I solve such questions using the Carleman-matrix-concept (which you also find mentioned in the wikipedia article). Carleman-matrices contain in its rows the coefficients of a function in its power series representation, and of its powers. So the Carleman-matrix, say C contains the coefficients of $f(x)^0$ (which is the constant 1), $f(x)$, $f(x)^2$ ... in its rows.

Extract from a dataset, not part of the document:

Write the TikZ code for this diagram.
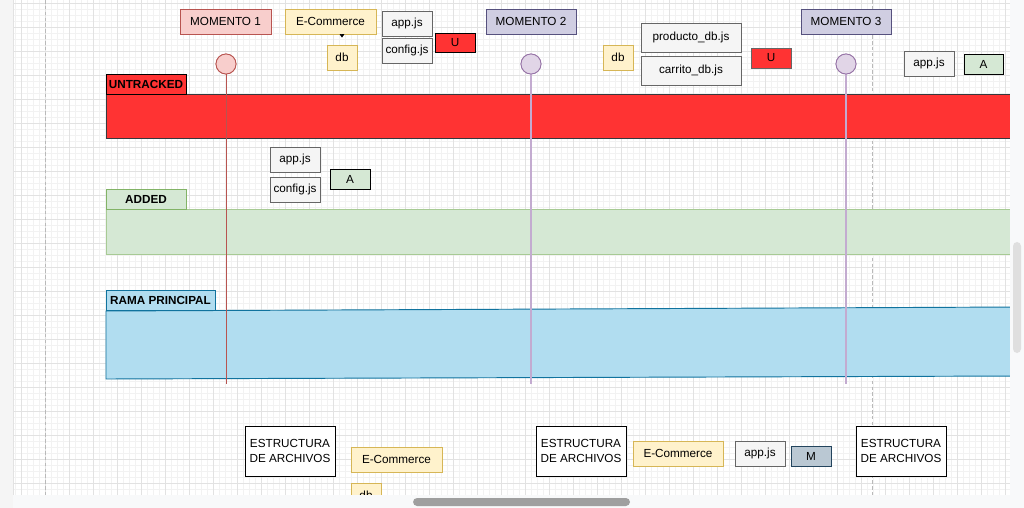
\documentclass[tikz,border=0pt]{standalone}
\usepackage{fontspec}
\setmainfont{Liberation Sans}
\usetikzlibrary{arrows.meta}
\definecolor{pinkfill}{HTML}{F8CECC}
\definecolor{pinkline}{HTML}{B85450}
\definecolor{yelfill}{HTML}{FFF2CC}
\definecolor{yelline}{HTML}{D6B656}
\definecolor{grayfill}{HTML}{F5F5F5}
\definecolor{grayline}{HTML}{666666}
\definecolor{redfill}{HTML}{FF3333}
\definecolor{redline}{HTML}{36393D}
\definecolor{purfill}{HTML}{D0CEE2}
\definecolor{purline}{HTML}{56517E}
\definecolor{lilfill}{HTML}{E1D5E7}
\definecolor{lilline}{HTML}{9673A6}
\definecolor{lilrule}{HTML}{C3ABD0}
\definecolor{greenfill}{HTML}{D5E8D4}
\definecolor{greenline}{HTML}{82B366}
\definecolor{bluefill}{HTML}{B1DDF0}
\definecolor{blueline}{HTML}{10739E}
\definecolor{modfill}{HTML}{BAC8D3}
\definecolor{modline}{HTML}{23445D}
\definecolor{gridmaj}{HTML}{E2E2E2}
\definecolor{gridmin}{HTML}{F2F2F2}
\definecolor{uibar}{HTML}{F8F9FA}

\begin{document}
\begin{tikzpicture}[
    x=0.03cm, y=-0.03cm,
    every node/.style={font=\fontsize{10}{12.5}\selectfont, inner sep=0pt},
    boxsize/.style 2 args={minimum width=#1*0.03cm, minimum height=#2*0.03cm},
    basebox/.style={draw, rectangle, line width=0.7pt},
    momentpink/.style={basebox, fill=pinkfill, draw=pinkline},
    momentpur/.style={basebox, fill=purfill, draw=purline},
    folder/.style={basebox, fill=yelfill, draw=yelline},
    file/.style={basebox, fill=grayfill, draw=grayline},
    untr/.style={basebox, fill=redfill, draw=black},
    addd/.style={basebox, fill=greenfill, draw=black},
    modf/.style={basebox, fill=modfill, draw=modline},
    estruct/.style={basebox, fill=white, draw=black, align=center, boxsize={90}{50}},
    lanelabel/.style={basebox, font=\fontsize{10}{12}\bfseries},
    dot/.style={circle, line width=0.7pt, minimum size=0.6cm},
    gridminor/.style={gridmin, line width=0.4pt},
    gridmajor/.style={gridmaj, line width=0.5pt}
    ]
    \useasboundingbox (0,0) rectangle (1024,508);
    \fill[white] (0,0) rectangle (1024,508);
    \foreach \gx in {15.3,21.3,...,1010} \draw[gridminor] (\gx,0) -- (\gx,495);
    \foreach \gy in {3.3,9.3,...,495} \draw[gridminor] (13,\gy) -- (1010,\gy);
    \foreach \gx in {21.3,45.3,...,1010} \draw[gridmajor] (\gx,0) -- (\gx,495);
    \foreach \gy in {3.3,27.3,...,495} \draw[gridmajor] (13,\gy) -- (1010,\gy);
    \draw[gray!55, dashed, dash pattern=on 3pt off 2pt] (45,0) -- (45,495);
    \draw[gray!55, dashed, dash pattern=on 3pt off 2pt] (872,0) -- (872,495);

    \filldraw[fill=redfill, draw=redline, line width=0.8pt] (106,94) rectangle (1020,138);
    \filldraw[fill=greenfill, draw=greenline!70, line width=0.8pt] (106,209) rectangle (1020,254);
    \filldraw[fill=bluefill, draw=blueline, line width=0.8pt] (106,311) -- (1020,307) -- (1020,376) -- (106,379) -- cycle;
    \node[lanelabel, fill=redfill, draw=black, boxsize={80}{20}] (untracked) at (146,84) {UNTRACKED};
    \node[lanelabel, fill=greenfill, draw=greenline, boxsize={80}{20}] (added) at (146,199) {ADDED};
    \node[lanelabel, fill=bluefill, draw=blueline, boxsize={109}{20}] (rama) at (160.5,300) {RAMA PRINCIPAL};

    \node[dot, fill=pinkfill, draw=pinkline] (c1) at (226,64) {};
    \node[dot, fill=lilfill, draw=lilline] (c2) at (531,64) {};
    \node[dot, fill=lilfill, draw=lilline] (c3) at (846,64) {};
    \coordinate (c1end) at (226,384);
    \coordinate (c2end) at (531,384);
    \coordinate (c3end) at (846,384);
    \draw[pinkline, line width=0.6pt] (c1) -- (c1end);
    \draw[lilrule, line width=1.3pt] (c2) -- (c2end);
    \draw[lilrule, line width=1.3pt] (c3) -- (c3end);
    \node[dot, fill=pinkfill, draw=pinkline] at (c1) {};
    \node[dot, fill=lilfill, draw=lilline] at (c2) {};
    \node[dot, fill=lilfill, draw=lilline] at (c3) {};

    \node[momentpink, boxsize={91}{25}] (m1) at (225.5,21.5) {MOMENTO 1};
    \node[folder, boxsize={91}{25}] (ecom1) at (330.5,21.5) {E-Commerce};
    \node[folder, boxsize={30}{25}] (db1) at (342,57.5) {db};
    \draw[-{Triangle[length=3pt,width=4pt]}, shorten >=0.21cm] (db1.north |- ecom1.south) -- (db1.north);
    \node[file, boxsize={50}{25}] (app1) at (407,23.5) {app.js};
    \node[file, boxsize={50}{25}] (conf1) at (407,50.5) {config.js};
    \node[untr, boxsize={40}{19}] (u1) at (455,42.5) {U};

    \node[momentpur, boxsize={90}{25}] (m2) at (531,21.5) {MOMENTO 2};
    \node[folder, boxsize={30}{25}] (db2) at (618,57.5) {db};
    \node[file, boxsize={100}{29}] (prod) at (691,37.5) {producto\_db.js};
    \node[file, boxsize={100}{29}] (carr) at (691,70.5) {carrito\_db.js};
    \node[untr, draw=grayline, boxsize={40}{20}] (u2) at (771,58) {U};

    \node[momentpur, boxsize={90}{25}] (m3) at (846,21.5) {MOMENTO 3};
    \node[file, boxsize={50}{25}] (app3) at (929,63.5) {app.js};
    \node[addd, boxsize={39}{20}] (a3) at (983.5,64) {A};

    \node[file, boxsize={50}{25}] (app2) at (295,159.5) {app.js};
    \node[file, boxsize={50}{25}] (conf2) at (295,189.5) {config.js};
    \node[addd, boxsize={40}{20}] (a2) at (350,179) {A};

    \node[estruct] (est1) at (290,451) {ESTRUCTURA\\DE ARCHIVOS};
    \node[folder, boxsize={91}{25}] (ecomb1) at (396.5,459.5) {E-Commerce};
    \node[folder, boxsize={30}{25}] (dbb1) at (366,495.5) {db};
    \node[estruct] (est2) at (581,451) {ESTRUCTURA\\DE ARCHIVOS};
    \node[folder, boxsize={90}{25}] (ecomb2) at (678,453.5) {E-Commerce};
    \node[file, boxsize={50}{25}] (appb) at (760,453.5) {app.js};
    \node[modf, boxsize={40}{20}] (mb) at (811,456) {M};
    \node[estruct] (est3) at (901,451) {ESTRUCTURA\\DE ARCHIVOS};

    \fill[grayfill] (0,0) rectangle (13,508);
    \draw[gridmaj] (13,0) -- (13,508);
    \fill[uibar] (13,495) rectangle (1024,508);
    \fill[uibar] (1010,0) rectangle (1024,508);
    \fill[gray!75, rounded corners=3.5] (413,498) rectangle (630,506);
    \fill[gray!25, rounded corners=3.5] (1013,242) rectangle (1021,353);
  \end{tikzpicture}
\end{document}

In your case where $f(x)=1 - 1 x$ we have $ C= \begin{bmatrix} 1&.&.&. \\ 1&-1&.&. \\ 1&-2&1&. \\ 1&-3&3&1 \\ \end{bmatrix} \qquad \text{ for } \qquad \begin{array} {} f(x)^0 &=&1 \\ f(x)&=&1-x \\ f(x)^2&=&1-2x+x^2 \\ f(x)^3&=&1-3x+3x^2-x^3 \\ \end{array} $ such that with a "vandermonde"-type column-vector $V(x) = [1,x,x^2,x^3,...]$ of appropriate size we shall have $ C \cdot V(x) = V(f(x)) $
Then if you find a diagonalization of C such that
$M^{-1}\cdot D \cdot M = C $ where
$D$ is diagonal and
$M$ and
$M^{-1}$ are triangular, then
$M$ in its second row contains the coefficient of the Schröder-function and that in
$M^{-1}$ in its second row its inverse. In our case we find that
$ M^{-1} =\begin{bmatrix} 1 & . & . & . \\ 1/2 & 1/2 & . & . \\ 1/6 & 1/2 & 1/3 & . \\ 0 & 1/4 & 1/2 & 1/4 \end{bmatrix} $ , with
$D=\operatorname{diag}([1,-1,1,-1])$ and
$ M = \begin{bmatrix} 1 & . & . & . \\ -1 & 2 & . & . \\ 1 & -3 & 3 & . \\ -1 & 4 & -6 & 4 \end{bmatrix}$ is a possible solution.
(Here $M^{-1}$ can be recognized as the set of coefficients of integrals of the bernoulli-polynomials when we extend the dimension of the matrix infinitely) In general, the eigenvector-matrix
$M$ can be understood as limit of the n'th power of
$C$ scaled by the reciprocal of the n'th power of
$f'(0)$ when n goes to infinity, and so the Schröder-function as limit of the n'th iterate of
$f(x)$ divided by
$f'(0)^n$ where
$n \to \infty \qquad $ - but can furtherly be scaled by an arbitrary constant factor
$\gamma \ne 0$ Remark: Your example which requires only matrix size of $n \times n= 2 \times 2$ is much easier, but then one wouldn't see the general principle (and the relation to the bernoulli-polynomials, so I used the bigger matrix size with n=4 here.